Synthesis of neutral 1

A mixture of 4,4′′-dibromo-p-terphenyl (970 mg, 2.50 mmol), di-p-tolylamine (1.08 g, 5.50 mmol), sodium tert-butoxide (480 mg, 5.00 mmol), Pd2(dba)3 (18.3 mg, 20 μmol) and PBu3 (0.10 mL of a 10% solution in hexane, 19.2 μmol) in toluene (30 mL) was stirred under nitrogen atmosphere at 110 °C overnight. The solvent was reduced in vacuo. The residue was dissolved in dichloromethane and washed with water. The organic layer was dried over MgSO4 and the solvent was removed. The crude product was precipitated into rapidly stirring methanol (50 mL), collected by filtration and washed with cold methanol to yield fine white powders (1.38 g, 89%). 1H NMR (500 MHz, CDCl3): δ 7.61 (s, 4H), 7.48 (d, J = 8.6 Hz, 4H), 7.07 (m, 20H), 2.33 (s, 12H). 13C NMR (125 MHz, CDCl3): 147.89, 145.57, 139.28, 133.98, 132.90, 130.24, 127.72, 127.12, 125.03, 123.03, 21.17. HRMS (MALDI-TOF, m/z): calcd for C46H40N2, 620.319; found, 620.350.
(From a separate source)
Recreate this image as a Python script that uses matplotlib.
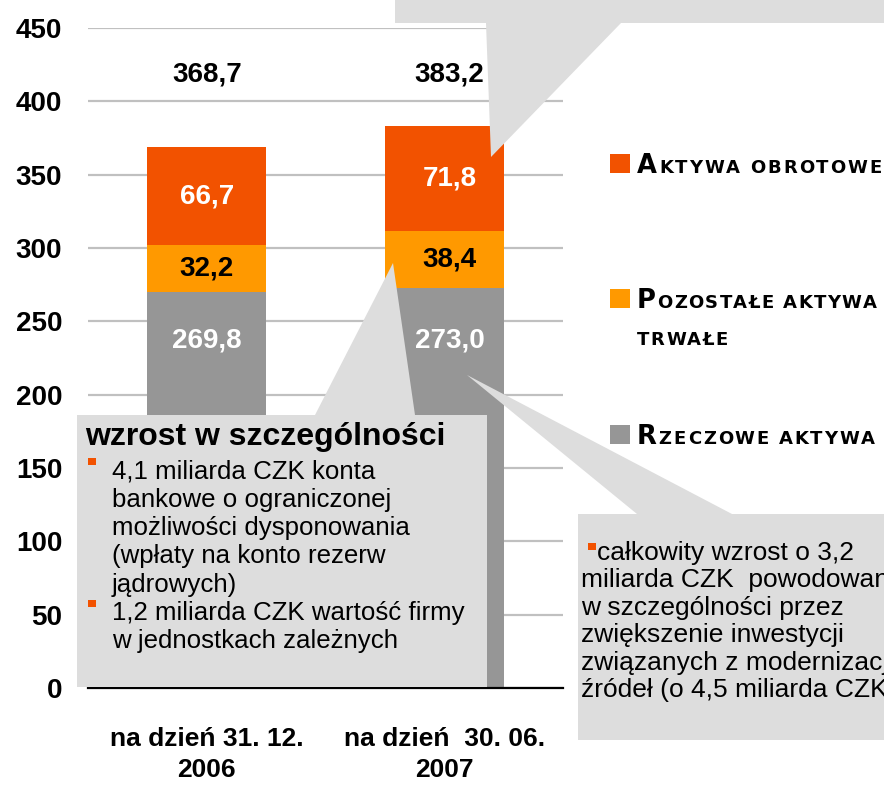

Synthesis of dication salt 1·2[Al(ORF)4]–

Under anaerobic and anhydrous conditions, a mixture of 1 (0.124 g, 0.20 mmol) and Ag[Al(ORF)4] (0.451 g, 0.42 mmol) in CH2Cl2 was stirred at room temperature overnight. The resultant solution was filtered to remove the gray precipitate (Ag metal). The filtrate was then concentrated and stored at around –30 °C for 1 day to afford blue-green crystals of 1·2[Al(ORF)4]–. Yield: 0.383 g, 75%; UV-Vis (CH2Cl2): λ max = 875, 644 (shoulder) nm; elemental analysis (%) calcd: C, 36.67; H, 1.58; N, 1.10; found: C 36.96, H 1.47, N 1.15.

Computational details

All calculations were performed with the Gaussian 09 program suite.[31] The symmetry-broken approach was applied for open-shell singlet calculations. All the geometry optimizations were carried out at the (U)B3LYP/6-31G(d) level of theory. The obtained stationary points were characterized by frequency calculations. The diradical character (y) was obtained from the occupation number of the lowest unoccupied natural orbital (LUNO) at the UBH and HLYP/6-31G(d) level.